THE TASK:
All of the data should be output character for character, except the pictures.

DATASET EXCERPT:

-- begin --

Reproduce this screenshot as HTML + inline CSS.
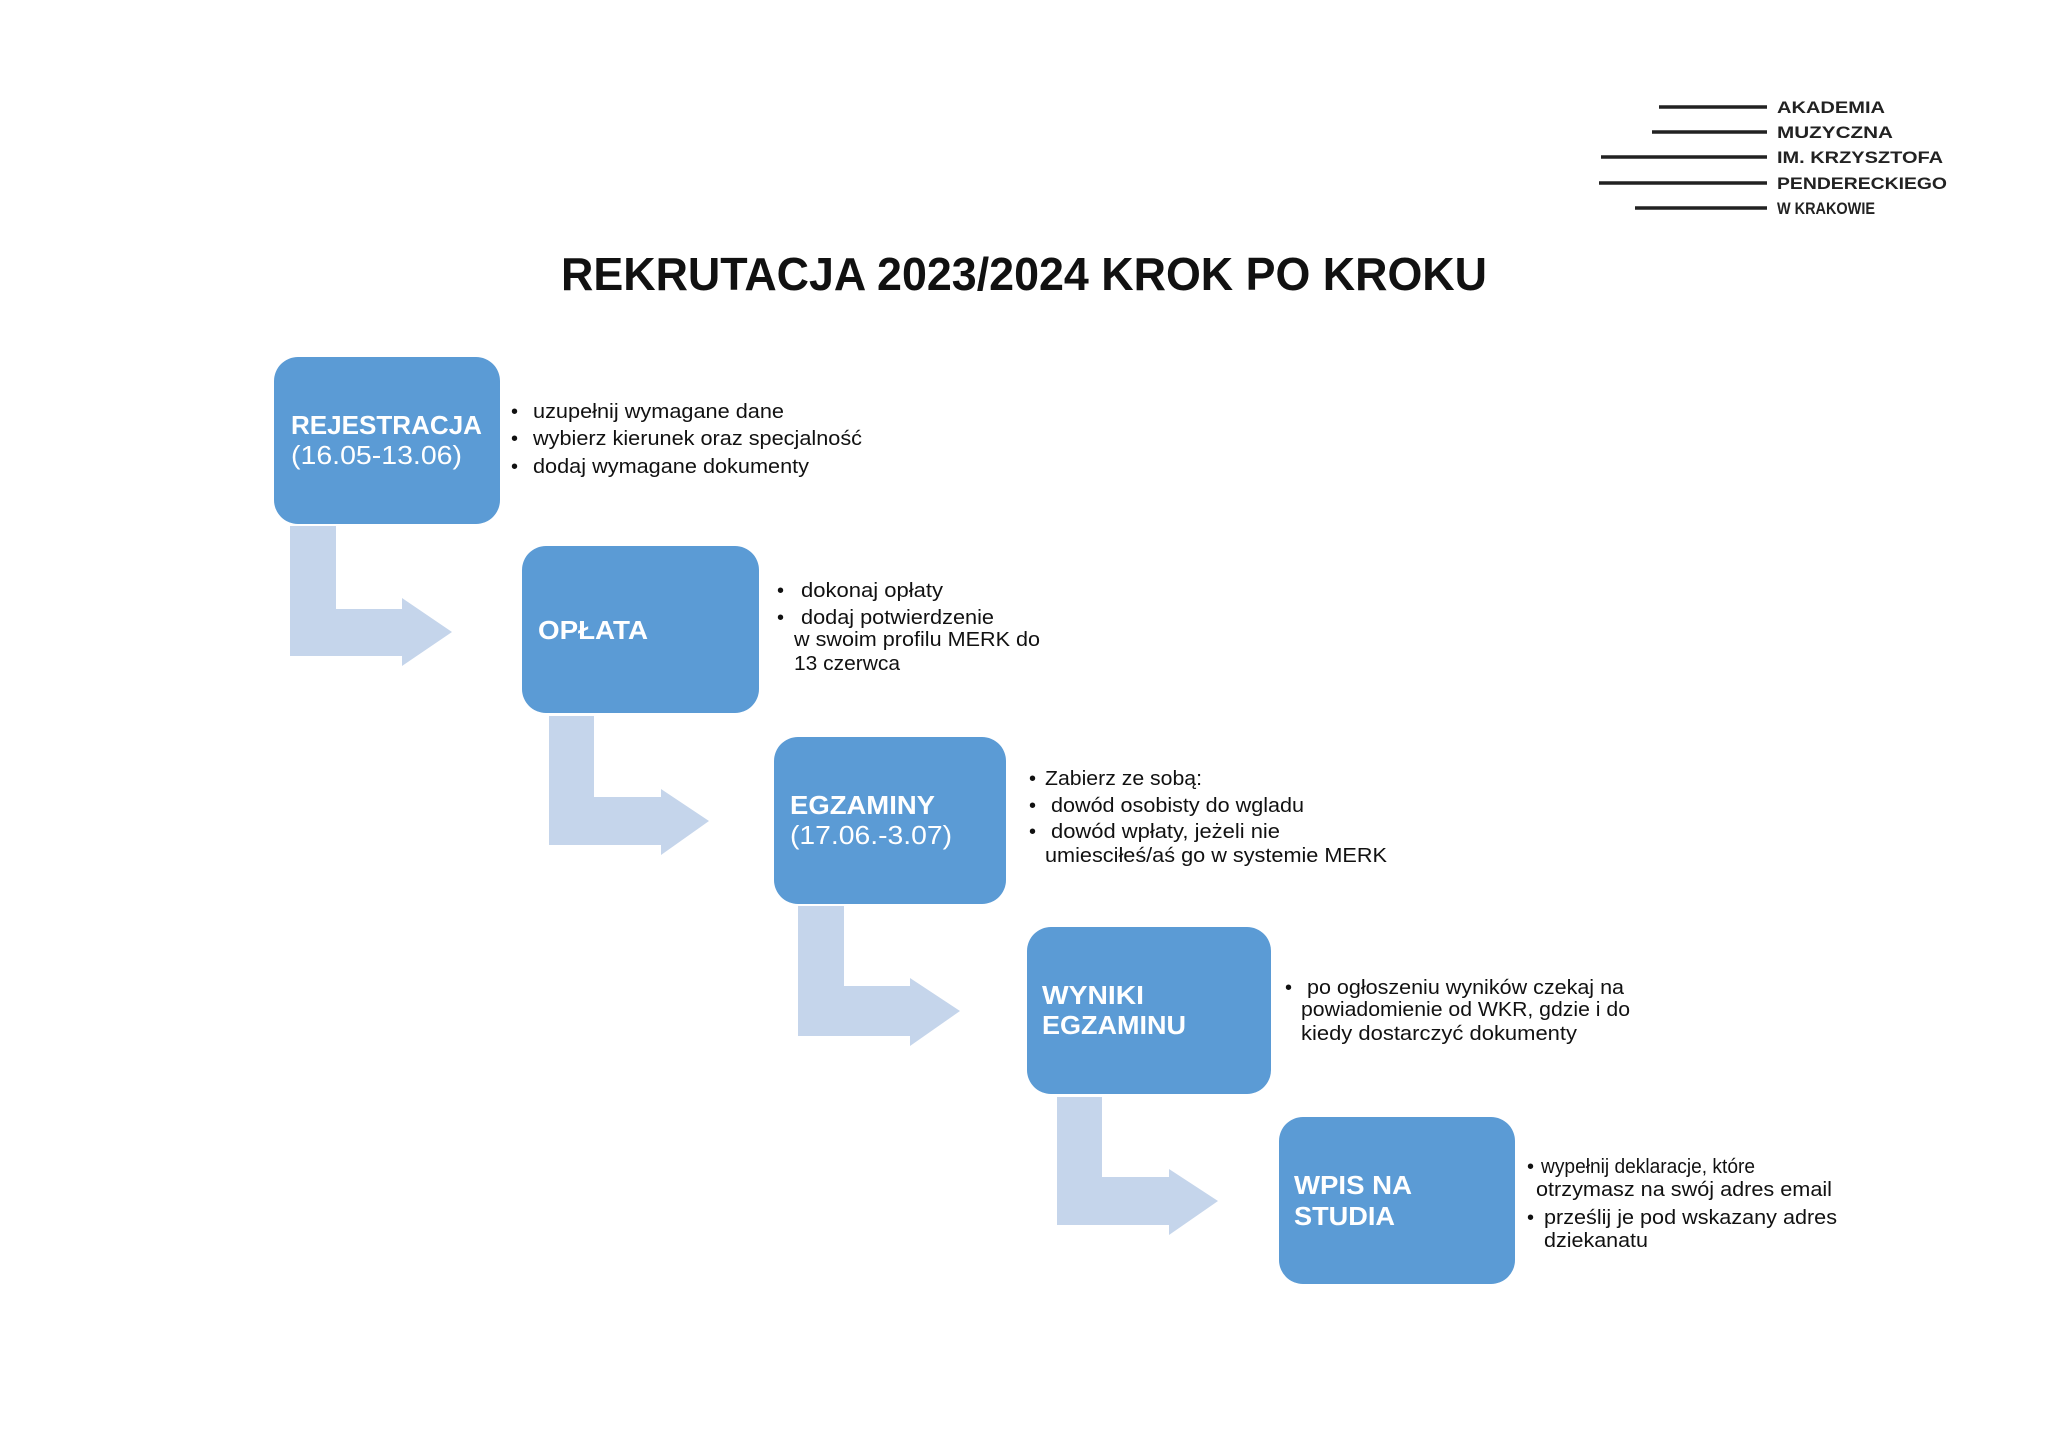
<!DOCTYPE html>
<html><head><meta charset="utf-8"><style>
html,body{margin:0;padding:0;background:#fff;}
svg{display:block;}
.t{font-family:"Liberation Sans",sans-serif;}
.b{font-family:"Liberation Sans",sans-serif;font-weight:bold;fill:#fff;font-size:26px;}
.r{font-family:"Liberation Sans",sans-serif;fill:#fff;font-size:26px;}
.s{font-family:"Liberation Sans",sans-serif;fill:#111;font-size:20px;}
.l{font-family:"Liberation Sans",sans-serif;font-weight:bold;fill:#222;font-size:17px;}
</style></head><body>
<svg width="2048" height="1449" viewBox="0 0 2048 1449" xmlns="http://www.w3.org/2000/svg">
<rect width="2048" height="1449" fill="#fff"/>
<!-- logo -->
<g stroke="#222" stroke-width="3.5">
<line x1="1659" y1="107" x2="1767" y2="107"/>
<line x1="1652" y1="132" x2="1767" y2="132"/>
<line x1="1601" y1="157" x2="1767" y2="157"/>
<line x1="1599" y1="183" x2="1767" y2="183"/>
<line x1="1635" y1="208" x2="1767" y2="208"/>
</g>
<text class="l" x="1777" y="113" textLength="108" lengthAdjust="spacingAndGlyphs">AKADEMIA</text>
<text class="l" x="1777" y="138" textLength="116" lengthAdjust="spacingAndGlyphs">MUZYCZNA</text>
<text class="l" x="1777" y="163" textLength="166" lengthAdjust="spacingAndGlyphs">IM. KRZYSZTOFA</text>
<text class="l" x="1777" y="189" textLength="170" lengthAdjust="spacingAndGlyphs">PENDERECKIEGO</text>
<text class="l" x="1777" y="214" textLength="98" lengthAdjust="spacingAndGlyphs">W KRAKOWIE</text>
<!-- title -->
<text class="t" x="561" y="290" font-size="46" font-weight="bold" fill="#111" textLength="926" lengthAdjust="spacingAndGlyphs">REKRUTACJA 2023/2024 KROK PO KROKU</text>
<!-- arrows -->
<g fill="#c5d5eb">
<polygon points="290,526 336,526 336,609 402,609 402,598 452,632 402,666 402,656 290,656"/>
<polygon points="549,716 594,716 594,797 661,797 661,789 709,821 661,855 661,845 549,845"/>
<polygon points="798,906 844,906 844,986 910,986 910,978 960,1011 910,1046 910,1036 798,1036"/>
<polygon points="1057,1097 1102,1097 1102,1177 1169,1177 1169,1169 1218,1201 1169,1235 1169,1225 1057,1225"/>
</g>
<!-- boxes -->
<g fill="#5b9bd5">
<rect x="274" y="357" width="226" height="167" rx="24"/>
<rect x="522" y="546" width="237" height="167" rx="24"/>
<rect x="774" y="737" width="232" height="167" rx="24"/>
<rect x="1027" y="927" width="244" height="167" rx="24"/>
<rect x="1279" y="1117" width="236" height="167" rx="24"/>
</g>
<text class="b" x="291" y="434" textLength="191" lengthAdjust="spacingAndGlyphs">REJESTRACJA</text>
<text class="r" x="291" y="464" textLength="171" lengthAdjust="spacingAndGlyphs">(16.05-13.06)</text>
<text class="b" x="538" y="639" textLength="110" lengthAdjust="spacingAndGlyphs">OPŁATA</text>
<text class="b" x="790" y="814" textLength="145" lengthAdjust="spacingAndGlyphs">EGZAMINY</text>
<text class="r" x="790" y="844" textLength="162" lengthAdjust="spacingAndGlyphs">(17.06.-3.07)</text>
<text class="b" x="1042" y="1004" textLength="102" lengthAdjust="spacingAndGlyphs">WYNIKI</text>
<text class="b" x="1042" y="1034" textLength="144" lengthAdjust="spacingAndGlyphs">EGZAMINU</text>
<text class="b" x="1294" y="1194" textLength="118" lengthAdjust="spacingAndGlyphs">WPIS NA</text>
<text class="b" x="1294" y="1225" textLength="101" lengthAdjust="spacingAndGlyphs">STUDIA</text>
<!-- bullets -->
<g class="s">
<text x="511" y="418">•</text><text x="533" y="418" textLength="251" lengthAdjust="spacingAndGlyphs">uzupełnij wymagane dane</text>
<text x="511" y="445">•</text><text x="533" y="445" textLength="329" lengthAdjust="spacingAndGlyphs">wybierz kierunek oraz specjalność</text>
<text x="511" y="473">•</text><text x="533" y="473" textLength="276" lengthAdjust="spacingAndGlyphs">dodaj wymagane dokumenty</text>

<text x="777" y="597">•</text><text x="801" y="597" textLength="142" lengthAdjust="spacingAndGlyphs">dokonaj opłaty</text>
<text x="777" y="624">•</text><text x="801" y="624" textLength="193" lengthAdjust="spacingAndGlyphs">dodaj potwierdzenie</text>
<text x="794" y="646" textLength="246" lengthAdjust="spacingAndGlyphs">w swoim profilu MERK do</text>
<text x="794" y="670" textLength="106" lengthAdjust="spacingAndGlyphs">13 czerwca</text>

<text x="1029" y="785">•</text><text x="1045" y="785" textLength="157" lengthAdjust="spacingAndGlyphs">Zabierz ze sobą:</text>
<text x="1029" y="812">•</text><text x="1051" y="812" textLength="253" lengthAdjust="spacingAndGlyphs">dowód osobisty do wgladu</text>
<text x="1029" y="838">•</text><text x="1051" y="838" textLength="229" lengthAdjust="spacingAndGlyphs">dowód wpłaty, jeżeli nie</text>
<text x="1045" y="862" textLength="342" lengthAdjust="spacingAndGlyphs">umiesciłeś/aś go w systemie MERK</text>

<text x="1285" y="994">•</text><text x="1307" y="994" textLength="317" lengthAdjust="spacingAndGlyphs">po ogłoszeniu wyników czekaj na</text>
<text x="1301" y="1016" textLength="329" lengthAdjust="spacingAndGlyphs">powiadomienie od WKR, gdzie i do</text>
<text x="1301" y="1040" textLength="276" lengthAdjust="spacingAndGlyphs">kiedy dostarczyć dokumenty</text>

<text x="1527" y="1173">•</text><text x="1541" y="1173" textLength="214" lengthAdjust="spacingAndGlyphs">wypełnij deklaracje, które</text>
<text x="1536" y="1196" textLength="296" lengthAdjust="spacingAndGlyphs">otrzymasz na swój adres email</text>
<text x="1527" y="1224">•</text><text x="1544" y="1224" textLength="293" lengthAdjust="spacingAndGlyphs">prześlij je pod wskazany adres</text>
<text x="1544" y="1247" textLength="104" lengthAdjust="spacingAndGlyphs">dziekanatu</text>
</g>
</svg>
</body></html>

-- end --

FINISHED EXERCISE:
Reproduce this screenshot as HTML + inline CSS.
<!DOCTYPE html>
<html><head><meta charset="utf-8"><style>
html,body{margin:0;padding:0;background:#fff;}
svg{display:block;}
.t{font-family:"Liberation Sans",sans-serif;}
.b{font-family:"Liberation Sans",sans-serif;font-weight:bold;fill:#fff;font-size:26px;}
.r{font-family:"Liberation Sans",sans-serif;fill:#fff;font-size:26px;}
.s{font-family:"Liberation Sans",sans-serif;fill:#111;font-size:20px;}
.l{font-family:"Liberation Sans",sans-serif;font-weight:bold;fill:#222;font-size:17px;}
</style></head><body>
<svg width="2048" height="1449" viewBox="0 0 2048 1449" xmlns="http://www.w3.org/2000/svg">
<rect width="2048" height="1449" fill="#fff"/>
<!-- logo -->
<g stroke="#222" stroke-width="3.5">
<line x1="1659" y1="107" x2="1767" y2="107"/>
<line x1="1652" y1="132" x2="1767" y2="132"/>
<line x1="1601" y1="157" x2="1767" y2="157"/>
<line x1="1599" y1="183" x2="1767" y2="183"/>
<line x1="1635" y1="208" x2="1767" y2="208"/>
</g>
<text class="l" x="1777" y="113" textLength="108" lengthAdjust="spacingAndGlyphs">AKADEMIA</text>
<text class="l" x="1777" y="138" textLength="116" lengthAdjust="spacingAndGlyphs">MUZYCZNA</text>
<text class="l" x="1777" y="163" textLength="166" lengthAdjust="spacingAndGlyphs">IM. KRZYSZTOFA</text>
<text class="l" x="1777" y="189" textLength="170" lengthAdjust="spacingAndGlyphs">PENDERECKIEGO</text>
<text class="l" x="1777" y="214" textLength="98" lengthAdjust="spacingAndGlyphs">W KRAKOWIE</text>
<!-- title -->
<text class="t" x="561" y="290" font-size="46" font-weight="bold" fill="#111" textLength="926" lengthAdjust="spacingAndGlyphs">REKRUTACJA 2023/2024 KROK PO KROKU</text>
<!-- arrows -->
<g fill="#c5d5eb">
<polygon points="290,526 336,526 336,609 402,609 402,598 452,632 402,666 402,656 290,656"/>
<polygon points="549,716 594,716 594,797 661,797 661,789 709,821 661,855 661,845 549,845"/>
<polygon points="798,906 844,906 844,986 910,986 910,978 960,1011 910,1046 910,1036 798,1036"/>
<polygon points="1057,1097 1102,1097 1102,1177 1169,1177 1169,1169 1218,1201 1169,1235 1169,1225 1057,1225"/>
</g>
<!-- boxes -->
<g fill="#5b9bd5">
<rect x="274" y="357" width="226" height="167" rx="24"/>
<rect x="522" y="546" width="237" height="167" rx="24"/>
<rect x="774" y="737" width="232" height="167" rx="24"/>
<rect x="1027" y="927" width="244" height="167" rx="24"/>
<rect x="1279" y="1117" width="236" height="167" rx="24"/>
</g>
<text class="b" x="291" y="434" textLength="191" lengthAdjust="spacingAndGlyphs">REJESTRACJA</text>
<text class="r" x="291" y="464" textLength="171" lengthAdjust="spacingAndGlyphs">(16.05-13.06)</text>
<text class="b" x="538" y="639" textLength="110" lengthAdjust="spacingAndGlyphs">OPŁATA</text>
<text class="b" x="790" y="814" textLength="145" lengthAdjust="spacingAndGlyphs">EGZAMINY</text>
<text class="r" x="790" y="844" textLength="162" lengthAdjust="spacingAndGlyphs">(17.06.-3.07)</text>
<text class="b" x="1042" y="1004" textLength="102" lengthAdjust="spacingAndGlyphs">WYNIKI</text>
<text class="b" x="1042" y="1034" textLength="144" lengthAdjust="spacingAndGlyphs">EGZAMINU</text>
<text class="b" x="1294" y="1194" textLength="118" lengthAdjust="spacingAndGlyphs">WPIS NA</text>
<text class="b" x="1294" y="1225" textLength="101" lengthAdjust="spacingAndGlyphs">STUDIA</text>
<!-- bullets -->
<g class="s">
<text x="511" y="418">•</text><text x="533" y="418" textLength="251" lengthAdjust="spacingAndGlyphs">uzupełnij wymagane dane</text>
<text x="511" y="445">•</text><text x="533" y="445" textLength="329" lengthAdjust="spacingAndGlyphs">wybierz kierunek oraz specjalność</text>
<text x="511" y="473">•</text><text x="533" y="473" textLength="276" lengthAdjust="spacingAndGlyphs">dodaj wymagane dokumenty</text>

<text x="777" y="597">•</text><text x="801" y="597" textLength="142" lengthAdjust="spacingAndGlyphs">dokonaj opłaty</text>
<text x="777" y="624">•</text><text x="801" y="624" textLength="193" lengthAdjust="spacingAndGlyphs">dodaj potwierdzenie</text>
<text x="794" y="646" textLength="246" lengthAdjust="spacingAndGlyphs">w swoim profilu MERK do</text>
<text x="794" y="670" textLength="106" lengthAdjust="spacingAndGlyphs">13 czerwca</text>

<text x="1029" y="785">•</text><text x="1045" y="785" textLength="157" lengthAdjust="spacingAndGlyphs">Zabierz ze sobą:</text>
<text x="1029" y="812">•</text><text x="1051" y="812" textLength="253" lengthAdjust="spacingAndGlyphs">dowód osobisty do wgladu</text>
<text x="1029" y="838">•</text><text x="1051" y="838" textLength="229" lengthAdjust="spacingAndGlyphs">dowód wpłaty, jeżeli nie</text>
<text x="1045" y="862" textLength="342" lengthAdjust="spacingAndGlyphs">umiesciłeś/aś go w systemie MERK</text>

<text x="1285" y="994">•</text><text x="1307" y="994" textLength="317" lengthAdjust="spacingAndGlyphs">po ogłoszeniu wyników czekaj na</text>
<text x="1301" y="1016" textLength="329" lengthAdjust="spacingAndGlyphs">powiadomienie od WKR, gdzie i do</text>
<text x="1301" y="1040" textLength="276" lengthAdjust="spacingAndGlyphs">kiedy dostarczyć dokumenty</text>

<text x="1527" y="1173">•</text><text x="1541" y="1173" textLength="214" lengthAdjust="spacingAndGlyphs">wypełnij deklaracje, które</text>
<text x="1536" y="1196" textLength="296" lengthAdjust="spacingAndGlyphs">otrzymasz na swój adres email</text>
<text x="1527" y="1224">•</text><text x="1544" y="1224" textLength="293" lengthAdjust="spacingAndGlyphs">prześlij je pod wskazany adres</text>
<text x="1544" y="1247" textLength="104" lengthAdjust="spacingAndGlyphs">dziekanatu</text>
</g>
</svg>
</body></html>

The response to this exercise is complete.